| Exercise |
Repeat the material below exactly, line for line.

| Dataset content |
"""

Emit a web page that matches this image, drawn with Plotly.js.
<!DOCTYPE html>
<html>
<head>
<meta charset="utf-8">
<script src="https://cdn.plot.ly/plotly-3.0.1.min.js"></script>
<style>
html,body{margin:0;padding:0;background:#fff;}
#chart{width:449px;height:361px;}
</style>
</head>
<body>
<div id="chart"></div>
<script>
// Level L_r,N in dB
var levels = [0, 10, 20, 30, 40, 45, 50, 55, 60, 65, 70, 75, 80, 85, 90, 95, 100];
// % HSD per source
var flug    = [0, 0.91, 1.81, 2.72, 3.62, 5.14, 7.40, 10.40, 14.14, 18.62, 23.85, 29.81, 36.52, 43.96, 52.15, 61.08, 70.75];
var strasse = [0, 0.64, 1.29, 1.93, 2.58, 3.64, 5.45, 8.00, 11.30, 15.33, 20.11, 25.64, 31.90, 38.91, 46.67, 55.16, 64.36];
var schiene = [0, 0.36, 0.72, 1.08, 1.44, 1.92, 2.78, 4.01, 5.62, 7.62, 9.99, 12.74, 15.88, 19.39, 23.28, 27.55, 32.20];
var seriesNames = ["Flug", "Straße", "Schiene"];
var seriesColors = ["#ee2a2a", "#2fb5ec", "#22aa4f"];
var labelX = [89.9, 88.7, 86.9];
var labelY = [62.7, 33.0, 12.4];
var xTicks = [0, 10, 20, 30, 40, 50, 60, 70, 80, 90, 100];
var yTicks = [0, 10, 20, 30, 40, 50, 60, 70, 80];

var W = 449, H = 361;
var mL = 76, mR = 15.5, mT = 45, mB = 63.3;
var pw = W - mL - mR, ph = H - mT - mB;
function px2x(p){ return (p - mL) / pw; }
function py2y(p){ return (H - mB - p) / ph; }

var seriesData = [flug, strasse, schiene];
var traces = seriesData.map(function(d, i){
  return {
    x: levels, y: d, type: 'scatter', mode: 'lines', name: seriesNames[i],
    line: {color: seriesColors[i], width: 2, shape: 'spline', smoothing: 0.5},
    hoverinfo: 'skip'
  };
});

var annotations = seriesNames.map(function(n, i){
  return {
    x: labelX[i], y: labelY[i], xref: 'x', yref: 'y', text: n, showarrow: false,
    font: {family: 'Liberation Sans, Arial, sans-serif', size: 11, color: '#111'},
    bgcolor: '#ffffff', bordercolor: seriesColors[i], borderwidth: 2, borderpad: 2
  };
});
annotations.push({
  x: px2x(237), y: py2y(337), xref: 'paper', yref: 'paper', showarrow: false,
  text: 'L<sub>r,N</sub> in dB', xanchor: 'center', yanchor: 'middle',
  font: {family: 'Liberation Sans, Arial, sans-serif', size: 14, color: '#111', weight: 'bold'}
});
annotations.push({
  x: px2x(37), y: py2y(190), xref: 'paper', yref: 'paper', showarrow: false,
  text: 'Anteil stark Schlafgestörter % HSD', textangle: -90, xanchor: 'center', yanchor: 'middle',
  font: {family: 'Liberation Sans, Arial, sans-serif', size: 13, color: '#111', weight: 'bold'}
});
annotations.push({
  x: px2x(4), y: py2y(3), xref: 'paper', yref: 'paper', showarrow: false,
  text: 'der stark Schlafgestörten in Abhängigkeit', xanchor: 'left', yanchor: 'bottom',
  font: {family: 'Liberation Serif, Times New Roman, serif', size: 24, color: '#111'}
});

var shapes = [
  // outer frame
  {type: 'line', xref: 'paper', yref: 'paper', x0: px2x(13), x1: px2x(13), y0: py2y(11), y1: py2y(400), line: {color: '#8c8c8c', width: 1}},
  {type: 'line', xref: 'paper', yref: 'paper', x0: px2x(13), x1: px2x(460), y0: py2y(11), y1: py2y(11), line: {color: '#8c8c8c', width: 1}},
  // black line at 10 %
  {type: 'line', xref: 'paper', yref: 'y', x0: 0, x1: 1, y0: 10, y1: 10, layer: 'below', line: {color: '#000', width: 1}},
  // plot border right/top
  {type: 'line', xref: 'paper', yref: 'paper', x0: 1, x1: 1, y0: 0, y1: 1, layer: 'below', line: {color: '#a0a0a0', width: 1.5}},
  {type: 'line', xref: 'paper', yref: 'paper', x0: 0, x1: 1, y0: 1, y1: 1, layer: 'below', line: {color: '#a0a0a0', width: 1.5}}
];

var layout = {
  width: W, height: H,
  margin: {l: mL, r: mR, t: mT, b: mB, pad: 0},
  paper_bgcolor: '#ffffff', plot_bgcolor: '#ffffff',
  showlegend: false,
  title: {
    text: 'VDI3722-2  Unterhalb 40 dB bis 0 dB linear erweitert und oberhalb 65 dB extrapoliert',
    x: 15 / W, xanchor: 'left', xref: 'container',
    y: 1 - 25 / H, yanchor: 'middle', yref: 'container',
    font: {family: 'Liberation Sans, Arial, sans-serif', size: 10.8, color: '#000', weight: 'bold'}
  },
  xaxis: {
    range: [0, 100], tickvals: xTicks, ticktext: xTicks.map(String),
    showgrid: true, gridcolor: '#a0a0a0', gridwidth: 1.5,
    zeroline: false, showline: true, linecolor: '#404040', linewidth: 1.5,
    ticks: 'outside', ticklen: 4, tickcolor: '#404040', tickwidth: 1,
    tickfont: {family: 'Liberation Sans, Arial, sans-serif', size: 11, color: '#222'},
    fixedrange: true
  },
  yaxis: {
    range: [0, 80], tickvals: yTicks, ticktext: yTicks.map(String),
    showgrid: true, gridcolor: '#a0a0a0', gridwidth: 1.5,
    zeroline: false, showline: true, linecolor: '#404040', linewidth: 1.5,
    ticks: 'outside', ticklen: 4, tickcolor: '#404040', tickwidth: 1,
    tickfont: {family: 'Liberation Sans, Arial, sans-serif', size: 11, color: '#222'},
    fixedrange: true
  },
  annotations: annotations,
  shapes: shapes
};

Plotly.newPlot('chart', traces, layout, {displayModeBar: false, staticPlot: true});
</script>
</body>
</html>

"""

| Solved problem |
Emit a web page that matches this image, drawn with Plotly.js.
<!DOCTYPE html>
<html>
<head>
<meta charset="utf-8">
<script src="https://cdn.plot.ly/plotly-3.0.1.min.js"></script>
<style>
html,body{margin:0;padding:0;background:#fff;}
#chart{width:449px;height:361px;}
</style>
</head>
<body>
<div id="chart"></div>
<script>
// Level L_r,N in dB
var levels = [0, 10, 20, 30, 40, 45, 50, 55, 60, 65, 70, 75, 80, 85, 90, 95, 100];
// % HSD per source
var flug    = [0, 0.91, 1.81, 2.72, 3.62, 5.14, 7.40, 10.40, 14.14, 18.62, 23.85, 29.81, 36.52, 43.96, 52.15, 61.08, 70.75];
var strasse = [0, 0.64, 1.29, 1.93, 2.58, 3.64, 5.45, 8.00, 11.30, 15.33, 20.11, 25.64, 31.90, 38.91, 46.67, 55.16, 64.36];
var schiene = [0, 0.36, 0.72, 1.08, 1.44, 1.92, 2.78, 4.01, 5.62, 7.62, 9.99, 12.74, 15.88, 19.39, 23.28, 27.55, 32.20];
var seriesNames = ["Flug", "Straße", "Schiene"];
var seriesColors = ["#ee2a2a", "#2fb5ec", "#22aa4f"];
var labelX = [89.9, 88.7, 86.9];
var labelY = [62.7, 33.0, 12.4];
var xTicks = [0, 10, 20, 30, 40, 50, 60, 70, 80, 90, 100];
var yTicks = [0, 10, 20, 30, 40, 50, 60, 70, 80];

var W = 449, H = 361;
var mL = 76, mR = 15.5, mT = 45, mB = 63.3;
var pw = W - mL - mR, ph = H - mT - mB;
function px2x(p){ return (p - mL) / pw; }
function py2y(p){ return (H - mB - p) / ph; }

var seriesData = [flug, strasse, schiene];
var traces = seriesData.map(function(d, i){
  return {
    x: levels, y: d, type: 'scatter', mode: 'lines', name: seriesNames[i],
    line: {color: seriesColors[i], width: 2, shape: 'spline', smoothing: 0.5},
    hoverinfo: 'skip'
  };
});

var annotations = seriesNames.map(function(n, i){
  return {
    x: labelX[i], y: labelY[i], xref: 'x', yref: 'y', text: n, showarrow: false,
    font: {family: 'Liberation Sans, Arial, sans-serif', size: 11, color: '#111'},
    bgcolor: '#ffffff', bordercolor: seriesColors[i], borderwidth: 2, borderpad: 2
  };
});
annotations.push({
  x: px2x(237), y: py2y(337), xref: 'paper', yref: 'paper', showarrow: false,
  text: 'L<sub>r,N</sub> in dB', xanchor: 'center', yanchor: 'middle',
  font: {family: 'Liberation Sans, Arial, sans-serif', size: 14, color: '#111', weight: 'bold'}
});
annotations.push({
  x: px2x(37), y: py2y(190), xref: 'paper', yref: 'paper', showarrow: false,
  text: 'Anteil stark Schlafgestörter % HSD', textangle: -90, xanchor: 'center', yanchor: 'middle',
  font: {family: 'Liberation Sans, Arial, sans-serif', size: 13, color: '#111', weight: 'bold'}
});
annotations.push({
  x: px2x(4), y: py2y(3), xref: 'paper', yref: 'paper', showarrow: false,
  text: 'der stark Schlafgestörten in Abhängigkeit', xanchor: 'left', yanchor: 'bottom',
  font: {family: 'Liberation Serif, Times New Roman, serif', size: 24, color: '#111'}
});

var shapes = [
  // outer frame
  {type: 'line', xref: 'paper', yref: 'paper', x0: px2x(13), x1: px2x(13), y0: py2y(11), y1: py2y(400), line: {color: '#8c8c8c', width: 1}},
  {type: 'line', xref: 'paper', yref: 'paper', x0: px2x(13), x1: px2x(460), y0: py2y(11), y1: py2y(11), line: {color: '#8c8c8c', width: 1}},
  // black line at 10 %
  {type: 'line', xref: 'paper', yref: 'y', x0: 0, x1: 1, y0: 10, y1: 10, layer: 'below', line: {color: '#000', width: 1}},
  // plot border right/top
  {type: 'line', xref: 'paper', yref: 'paper', x0: 1, x1: 1, y0: 0, y1: 1, layer: 'below', line: {color: '#a0a0a0', width: 1.5}},
  {type: 'line', xref: 'paper', yref: 'paper', x0: 0, x1: 1, y0: 1, y1: 1, layer: 'below', line: {color: '#a0a0a0', width: 1.5}}
];

var layout = {
  width: W, height: H,
  margin: {l: mL, r: mR, t: mT, b: mB, pad: 0},
  paper_bgcolor: '#ffffff', plot_bgcolor: '#ffffff',
  showlegend: false,
  title: {
    text: 'VDI3722-2  Unterhalb 40 dB bis 0 dB linear erweitert und oberhalb 65 dB extrapoliert',
    x: 15 / W, xanchor: 'left', xref: 'container',
    y: 1 - 25 / H, yanchor: 'middle', yref: 'container',
    font: {family: 'Liberation Sans, Arial, sans-serif', size: 10.8, color: '#000', weight: 'bold'}
  },
  xaxis: {
    range: [0, 100], tickvals: xTicks, ticktext: xTicks.map(String),
    showgrid: true, gridcolor: '#a0a0a0', gridwidth: 1.5,
    zeroline: false, showline: true, linecolor: '#404040', linewidth: 1.5,
    ticks: 'outside', ticklen: 4, tickcolor: '#404040', tickwidth: 1,
    tickfont: {family: 'Liberation Sans, Arial, sans-serif', size: 11, color: '#222'},
    fixedrange: true
  },
  yaxis: {
    range: [0, 80], tickvals: yTicks, ticktext: yTicks.map(String),
    showgrid: true, gridcolor: '#a0a0a0', gridwidth: 1.5,
    zeroline: false, showline: true, linecolor: '#404040', linewidth: 1.5,
    ticks: 'outside', ticklen: 4, tickcolor: '#404040', tickwidth: 1,
    tickfont: {family: 'Liberation Sans, Arial, sans-serif', size: 11, color: '#222'},
    fixedrange: true
  },
  annotations: annotations,
  shapes: shapes
};

Plotly.newPlot('chart', traces, layout, {displayModeBar: false, staticPlot: true});
</script>
</body>
</html>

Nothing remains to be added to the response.